Public Safety ‘takes back’ unused drugs
The Department of Public Safety collected expired and unwanted prescription drugs on Saturday, Sept. 25, outside their office in University Plaza.
As part of the first ever National Prescription Drug Take-Back Day, law enforcement agencies across the nation joined forces in offering people a safe, no questions asked, opportunity to properly dispose of their prescription drugs and over the counter medication.
According to http://www.artakeback.org/ Arkansas has ranked in the top ten among states with the highest rates of non-medical use of pain relievers by 12-20-year-olds since the studies began in 2002.
Detective Sharon Bowles of the Department of Public Safety was the head of the event at UALR. Assisting in the collection was Kevin Booth, a DPS auxiliary officer and a Drug Endangered Children Specialist with the University of Arkansas’s Criminal Justice Institute.
In reference to the statistics behind the abuse of prescription drugs, Booth said, “Local agencies don’t report all of the information…if you check four different websites you’ll get four different sets of statistics.” This occurs due to a lack of training on the subject, he said.
“It is important to get these drugs off the street.
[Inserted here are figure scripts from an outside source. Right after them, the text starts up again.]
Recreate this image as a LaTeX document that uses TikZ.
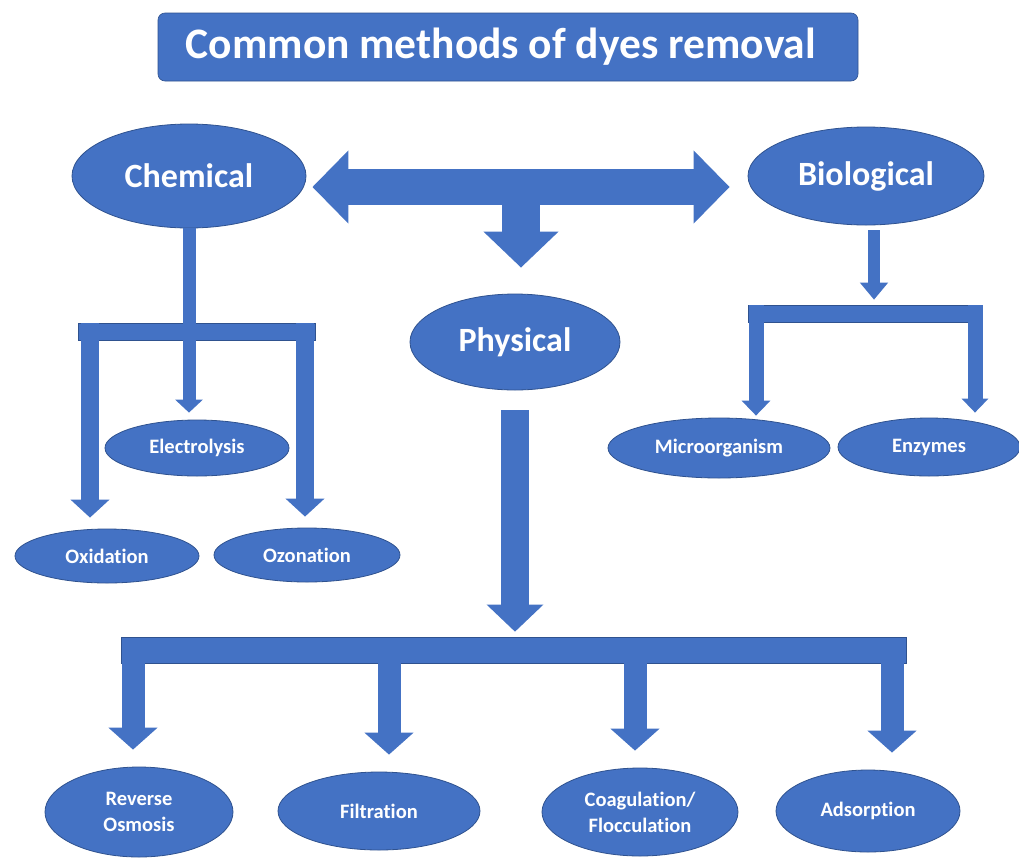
\documentclass[tikz,border=0pt]{standalone}
\usepackage{fontspec}
\setmainfont{Carlito}[Ligatures=NoCommon]
\usepackage{tikz}
\usetikzlibrary{shapes.geometric, arrows.meta, positioning, calc}
\usepackage{xcolor}
\definecolor{dyeblue}{HTML}{4472C4}
\definecolor{dyeline}{HTML}{2F528F}

\tikzset{
  method/.style={ellipse, fill=dyeblue, draw=dyeline, line width=0.8pt, text=white, inner sep=0pt, align=center, font=\bfseries\fontsize{20.5}{26}\selectfont},
  bigmethod/.style={method, font=\bfseries\fontsize{34}{40}\selectfont},
  barbox/.style={rectangle, fill=dyeblue, draw=dyeline, line width=0.6pt, inner sep=0pt},
  titlebox/.style={rectangle, rounded corners=7pt, fill=dyeblue, draw=dyeline, line width=0.6pt, text=white, font=\bfseries\fontsize{43.5}{48}\selectfont},
  pipe/.style={dyeblue, line width=#1},
}

\begin{document}
\begin{tikzpicture}[x=1pt, y=-1pt]
  \useasboundingbox (0,0) rectangle (1019,857);
  \fill[white] (0,0) rectangle (1019,857);

  % title
  \node[titlebox, minimum width=700pt, minimum height=68pt] (title) at (508,47) {\hspace*{-14pt}Common methods of dyes removal};

  % three main groups
  \node[bigmethod, minimum width=234pt, minimum height=104pt] (chem) at (189,176) {Chemical};
  \node[bigmethod, minimum width=236pt, minimum height=98pt] (bio) at (866,176) {Biological};
  \node[bigmethod, minimum width=210pt, minimum height=96pt] (phys) at (515,342) {Physical};

  \coordinate (hub) at (521,187);
  \draw[pipe=36pt, {Triangle[width=71pt,length=36pt]}-{Triangle[width=71pt,length=36pt]}, shorten <=6pt, shorten >=18pt] (chem.east |- hub) -- (bio.west |- hub);
  \draw[pipe=38pt, -{Triangle[width=73pt,length=36pt]}, shorten >=26pt] (hub) -- (hub |- phys.north);

  % chemical methods
  \node[barbox, minimum width=237pt, minimum height=17pt] (cbar) at (196.5,331.5) {};
  \node[method, minimum width=184pt, minimum height=56pt] (elec) at (197,448) {Electrolysis};
  \node[method, minimum width=184pt, minimum height=54pt] (oxid) at (107,556) {Oxidation};
  \node[method, minimum width=186pt, minimum height=54pt] (ozon) at (307,555) {Ozonation};
  \coordinate (cl) at (90,323);
  \coordinate (cr) at (305,323);
  \draw[pipe=13pt] (chem.south) -- (chem.south |- cbar.center);
  \draw[pipe=13pt, -{Triangle[width=27pt,length=13pt]}, shorten >=7pt] (chem.south |- cbar.south) -- (chem.south |- elec.north);
  \draw[pipe=18pt, -{Triangle[width=38pt,length=18pt]}, shorten >=11pt] (cl) -- (cl |- oxid.north);
  \draw[pipe=18pt, -{Triangle[width=38pt,length=18pt]}, shorten >=11pt] (cr) -- (cr |- ozon.north);

  % biological methods
  \node[barbox, minimum width=234pt, minimum height=17pt] (bbar) at (865,313.5) {};
  \node[method, minimum width=222pt, minimum height=60pt] (micro) at (719,448) {Microorganism};
  \node[method, minimum width=182pt, minimum height=58pt] (enz) at (929,447) {Enzymes};
  \coordinate (bs) at (874,230);
  \coordinate (bl) at (756,305);
  \coordinate (br) at (975,305);
  \draw[pipe=12pt, -{Triangle[width=27pt,length=17pt]}, shorten >=5pt] (bs) -- (bs |- bbar.north);
  \draw[pipe=15pt, -{Triangle[width=28pt,length=15pt]}, shorten >=2pt] (bl) -- (bl |- micro.north);
  \draw[pipe=15pt, -{Triangle[width=26pt,length=14pt]}, shorten >=5pt] (br) -- (br |- enz.north);

  % physical methods
  \node[barbox, minimum width=785pt, minimum height=26pt] (pbar) at (513.5,650) {};
  \node[method, minimum width=188pt, minimum height=90pt] (ro) at (139,812) {Reverse\\Osmosis};
  \node[method, minimum width=202pt, minimum height=78pt] (filt) at (379,811) {Filtration};
  \node[method, minimum width=196pt, minimum height=88pt] (coag) at (640,812) {Coagulation/\\Flocculation};
  \node[method, minimum width=184pt, minimum height=82pt] (ads) at (868,811) {Adsorption};
  \draw[pipe=28pt, -{Triangle[width=55pt,length=27pt]}, shorten <=20pt, shorten >=5pt] (phys.south) -- (phys.south |- pbar.north);
  \foreach \x/\n in {133/ro, 389/filt, 635/coag, 892/ads}
    \draw[pipe=23pt, -{Triangle[width=48pt,length=22pt]}, shorten >=17pt] (\x,0 |- pbar.center) -- (\x,0 |- \n.north);
\end{tikzpicture}
\end{document}
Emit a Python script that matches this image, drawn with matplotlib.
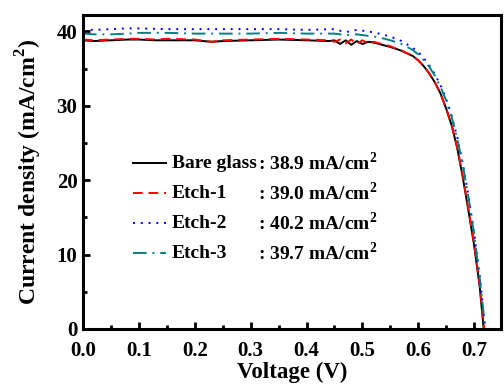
import matplotlib
matplotlib.use("Agg")
import matplotlib.pyplot as plt
from matplotlib.ticker import MultipleLocator, FormatStrFormatter

plt.rcParams['font.family'] = ['Liberation Serif', 'DejaVu Serif']
plt.rcParams['font.weight'] = 'bold'
plt.rcParams['mathtext.fontset'] = 'custom'
plt.rcParams['mathtext.rm'] = 'Liberation Serif:bold'
plt.rcParams['mathtext.bf'] = 'Liberation Serif:bold'

# Bare glass
v_bare = [0.0, 0.02, 0.05, 0.08, 0.1, 0.13, 0.15, 0.2, 0.23, 0.25, 0.3, 0.35, 0.4, 0.44,
          0.45, 0.46, 0.47, 0.48, 0.49, 0.50, 0.51, 0.52, 0.53, 0.55, 0.57, 0.59, 0.60,
          0.61, 0.62, 0.63, 0.64, 0.65, 0.66, 0.67, 0.68, 0.69, 0.70, 0.71, 0.717]
j_bare = [38.8, 38.7, 38.8, 38.9, 38.9, 38.8, 38.8, 38.8, 38.6, 38.7, 38.8, 38.9, 38.8, 38.7,
          38.8, 38.3, 38.8, 38.2, 38.7, 38.3, 38.6, 38.5, 38.3, 37.9, 37.4, 36.7, 36.1,
          35.3, 34.3, 33.1, 31.6, 29.6, 27.3, 24.2, 20.2, 15.8, 11.2, 5.6, 0.0]

# Etch-1
v_e1 = [0.0, 0.02, 0.05, 0.08, 0.1, 0.13, 0.15, 0.2, 0.23, 0.25, 0.3, 0.35, 0.4, 0.44,
        0.45, 0.46, 0.47, 0.48, 0.49, 0.50, 0.51, 0.52, 0.53, 0.55, 0.57, 0.59, 0.60,
        0.61, 0.62, 0.63, 0.64, 0.65, 0.66, 0.67, 0.68, 0.69, 0.70, 0.71, 0.718]
j_e1 = [38.9, 38.8, 38.9, 39.0, 39.0, 38.9, 39.0, 38.9, 38.6, 38.8, 38.9, 39.0, 38.9, 38.8,
        38.6, 38.9, 38.4, 38.9, 38.3, 38.8, 38.4, 38.6, 38.4, 38.0, 37.4, 36.7, 36.1,
        35.3, 34.3, 33.1, 31.6, 29.6, 27.3, 24.3, 20.4, 16.0, 11.4, 5.9, 0.0]

# Etch-2
v_e2 = [0.0, 0.02, 0.05, 0.08, 0.1, 0.15, 0.2, 0.25, 0.3, 0.35, 0.4, 0.45, 0.47, 0.49,
        0.51, 0.53, 0.55, 0.57, 0.59, 0.60, 0.61, 0.62, 0.63, 0.64, 0.65, 0.66, 0.67,
        0.68, 0.69, 0.70, 0.71, 0.72]
j_e2 = [40.2, 40.2, 40.3, 40.4, 40.4, 40.3, 40.3, 40.3, 40.3, 40.3, 40.2, 40.3, 39.9, 40.2,
        40.0, 39.7, 39.3, 38.7, 37.8, 37.2, 36.4, 35.4, 34.2, 32.7, 30.9, 28.6, 25.7,
        22.1, 17.8, 12.9, 7.0, 0.0]

# Etch-3
v_e3 = [0.0, 0.02, 0.05, 0.08, 0.1, 0.15, 0.2, 0.25, 0.3, 0.35, 0.4, 0.45, 0.47, 0.49,
        0.51, 0.53, 0.55, 0.57, 0.59, 0.60, 0.61, 0.62, 0.63, 0.64, 0.65, 0.66, 0.67,
        0.68, 0.69, 0.70, 0.71, 0.72]
j_e3 = [39.7, 39.6, 39.6, 39.7, 39.8, 39.8, 39.7, 39.7, 39.7, 39.8, 39.7, 39.7, 39.5, 39.6,
        39.4, 39.2, 38.8, 38.3, 37.5, 36.9, 36.1, 35.2, 34.0, 32.5, 30.7, 28.4, 25.5,
        21.9, 17.6, 12.7, 6.8, 0.0]

labels = ['Bare glass', 'Etch-1', 'Etch-2', 'Etch-3']
jsc_texts = [': 38.9 mA/cm$^{2}$', ': 39.0 mA/cm$^{2}$', ': 40.2 mA/cm$^{2}$', ': 39.7 mA/cm$^{2}$']
colors = ['black', 'red', 'blue', '#008080']
styles = ['-', (0, (5, 3)), (0, (1, 3)), (0, (7, 3, 1, 3))]

fig = plt.figure(figsize=(5.04, 3.9), dpi=100)
ax = fig.add_axes([83/504, 1 - 329/390, (501 - 83)/504, (329 - 15)/390])

series = [(v_bare, j_bare), (v_e1, j_e1), (v_e2, j_e2), (v_e3, j_e3)]
for (v, j), c, ls in zip(series, colors, styles):
    ax.plot(v, j, color=c, linestyle=ls, linewidth=1.4)

ax.set_xlim(0, 0.748)
ax.set_ylim(0, 42.2)
ax.xaxis.set_major_locator(MultipleLocator(0.1))
ax.xaxis.set_minor_locator(MultipleLocator(0.05))
ax.yaxis.set_major_locator(MultipleLocator(10))
ax.yaxis.set_minor_locator(MultipleLocator(5))
ax.xaxis.set_major_formatter(FormatStrFormatter('%.1f'))
ax.tick_params(which='both', direction='in', top=False, right=False, width=2,
               labelsize=15)
ax.tick_params(axis='x', which='major', pad=9)
ax.tick_params(axis='y', which='major', pad=4)
ax.tick_params(which='major', length=5)
ax.tick_params(which='minor', length=3)
for s in ax.spines.values():
    s.set_linewidth(2.2)
for lab in ax.get_xticklabels() + ax.get_yticklabels():
    lab.set_fontweight('bold')

ax.set_xlabel('Voltage (V)', fontsize=16.5, fontweight='bold', labelpad=0.5)
ax.set_ylabel('Current density (mA/cm$^{2}$)', fontsize=17, fontweight='bold', labelpad=9)

# manual legend
trans = ax.transAxes
def ax_x(px):
    return (px - 83) / (501 - 83)
def ax_y(py):
    return (329 - py) / (329 - 15)
rows = [163, 193, 223, 253]
for lab, txt, c, ls, ry in zip(labels, jsc_texts, colors, styles, rows):
    ax.plot([ax_x(133), ax_x(166)], [ax_y(ry), ax_y(ry)], color=c, linestyle=ls,
            linewidth=1.4, transform=trans)
    ax.text(ax_x(172), ax_y(ry), lab, transform=trans, fontsize=14, fontweight='bold',
            va='center', ha='left')
    ax.text(ax_x(258), ax_y(ry), txt, transform=trans, fontsize=14, fontweight='bold',
            va='center', ha='left')

fig.savefig('out.png', dpi=100)
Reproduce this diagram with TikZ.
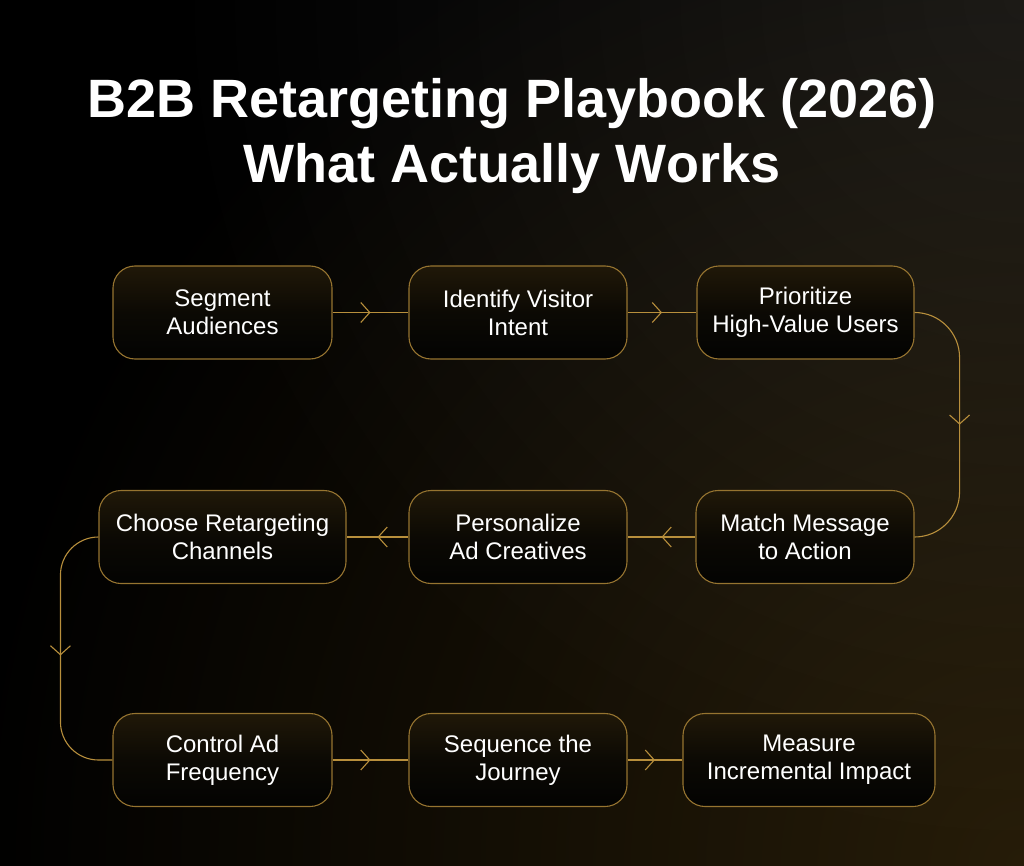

Kids can be killed. I’ve known of instances where kids put all sorts of pills into a bowl and just have a party,” Booth said.
For those who were not able to make it to a location on Saturday, agencies advise waiting until another take-back event like this. “Police departments must receive permission from the Drug Enforcement Agency before being allowed to collect drugs like this,” Booth said.
If there is a need to get rid of medicine before then, Booth advised, “Mix up the pills in a bag with coffee grounds, grease or something of that nature that will make the medicine unusable.”
The Arkansas National Guard traveled throughout the state on Saturday afternoon to collect the medicine from take-back locations.
Bowles told The Forum that the final weight of pills collected was 9.8 lbs. “That is a lot of medicine,” she said. “I think it was a good turnout and I think each year we will get more as people learn about this location.” Bowles also mentioned hearing on the news that Benton Police have a permanent drop box for year-round disposal. Pulaski County Sherriff’s Department plans to get one as well.
Students were also involved in the event. Three resident assistants from East Hall, a part of the UALR student housing complex, assisted the officers.
“I thought this was a good idea because there are a lot of expired narcotics out there that potentially become dangerous or fall into the wrong hands,” said Joseph Amundson, who is a sophomore professional and technical writing major.